Dataset extract -

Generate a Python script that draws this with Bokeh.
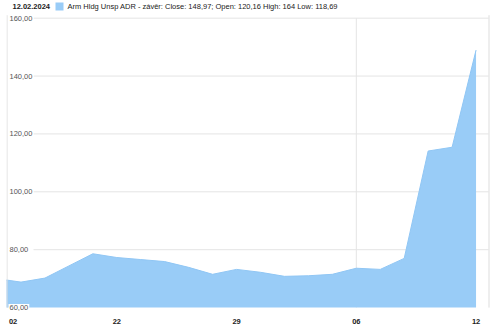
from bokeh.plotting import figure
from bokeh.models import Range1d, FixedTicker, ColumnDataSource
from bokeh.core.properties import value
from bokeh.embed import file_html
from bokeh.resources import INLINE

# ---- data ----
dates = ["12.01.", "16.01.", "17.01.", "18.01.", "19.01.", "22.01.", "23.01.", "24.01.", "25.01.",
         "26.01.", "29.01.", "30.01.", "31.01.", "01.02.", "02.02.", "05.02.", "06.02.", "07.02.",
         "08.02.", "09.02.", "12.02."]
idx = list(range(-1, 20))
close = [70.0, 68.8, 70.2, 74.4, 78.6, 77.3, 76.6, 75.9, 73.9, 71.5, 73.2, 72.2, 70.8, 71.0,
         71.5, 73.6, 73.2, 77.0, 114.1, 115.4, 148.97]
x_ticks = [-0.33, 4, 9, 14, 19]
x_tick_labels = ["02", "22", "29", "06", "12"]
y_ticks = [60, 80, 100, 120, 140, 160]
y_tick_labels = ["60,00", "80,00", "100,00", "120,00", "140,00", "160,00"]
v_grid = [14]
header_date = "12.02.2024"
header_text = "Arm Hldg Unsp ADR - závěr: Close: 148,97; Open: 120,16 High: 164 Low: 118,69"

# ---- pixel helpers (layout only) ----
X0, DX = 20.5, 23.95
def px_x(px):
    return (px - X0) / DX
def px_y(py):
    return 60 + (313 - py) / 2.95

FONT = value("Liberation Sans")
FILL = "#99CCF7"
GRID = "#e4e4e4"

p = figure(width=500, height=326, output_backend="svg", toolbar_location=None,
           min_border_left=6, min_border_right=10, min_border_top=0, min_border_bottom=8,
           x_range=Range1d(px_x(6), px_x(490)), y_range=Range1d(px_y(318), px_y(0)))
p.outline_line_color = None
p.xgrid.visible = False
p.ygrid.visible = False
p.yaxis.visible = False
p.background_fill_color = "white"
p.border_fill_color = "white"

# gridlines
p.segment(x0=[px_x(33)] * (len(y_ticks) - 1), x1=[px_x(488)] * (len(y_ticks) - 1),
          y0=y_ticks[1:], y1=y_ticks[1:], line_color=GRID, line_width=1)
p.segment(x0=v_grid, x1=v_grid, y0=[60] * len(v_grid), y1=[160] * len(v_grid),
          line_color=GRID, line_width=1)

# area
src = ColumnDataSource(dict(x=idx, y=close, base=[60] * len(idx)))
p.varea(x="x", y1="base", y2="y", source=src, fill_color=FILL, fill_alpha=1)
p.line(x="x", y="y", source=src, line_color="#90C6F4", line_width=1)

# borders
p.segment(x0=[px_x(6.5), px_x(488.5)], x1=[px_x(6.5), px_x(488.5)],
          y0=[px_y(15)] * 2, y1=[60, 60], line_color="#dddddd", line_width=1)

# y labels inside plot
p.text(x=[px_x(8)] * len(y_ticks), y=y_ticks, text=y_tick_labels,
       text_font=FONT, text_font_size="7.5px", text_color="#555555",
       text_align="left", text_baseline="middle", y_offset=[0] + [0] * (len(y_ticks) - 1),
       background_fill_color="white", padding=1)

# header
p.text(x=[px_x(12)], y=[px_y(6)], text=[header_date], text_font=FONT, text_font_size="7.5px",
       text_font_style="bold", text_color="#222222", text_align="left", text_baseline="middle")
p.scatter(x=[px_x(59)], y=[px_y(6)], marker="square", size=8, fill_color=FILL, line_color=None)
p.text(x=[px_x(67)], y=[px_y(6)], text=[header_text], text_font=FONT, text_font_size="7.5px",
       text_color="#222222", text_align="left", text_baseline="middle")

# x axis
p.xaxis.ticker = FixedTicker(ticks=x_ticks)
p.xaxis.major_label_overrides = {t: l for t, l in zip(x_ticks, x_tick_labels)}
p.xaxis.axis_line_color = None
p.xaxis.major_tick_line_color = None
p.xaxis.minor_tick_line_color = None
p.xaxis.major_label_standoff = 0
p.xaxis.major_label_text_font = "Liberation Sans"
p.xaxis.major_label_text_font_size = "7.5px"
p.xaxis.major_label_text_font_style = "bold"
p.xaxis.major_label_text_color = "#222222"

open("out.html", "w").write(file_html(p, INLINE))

Task - Repeat only the lines between the start of the data and the line with "from bokeh.resources import INLINE", including those two lines, and skip the pictures.

Solution -
Generate a Python script that draws this with Bokeh.
from bokeh.plotting import figure
from bokeh.models import Range1d, FixedTicker, ColumnDataSource
from bokeh.core.properties import value
from bokeh.embed import file_html
from bokeh.resources import INLINE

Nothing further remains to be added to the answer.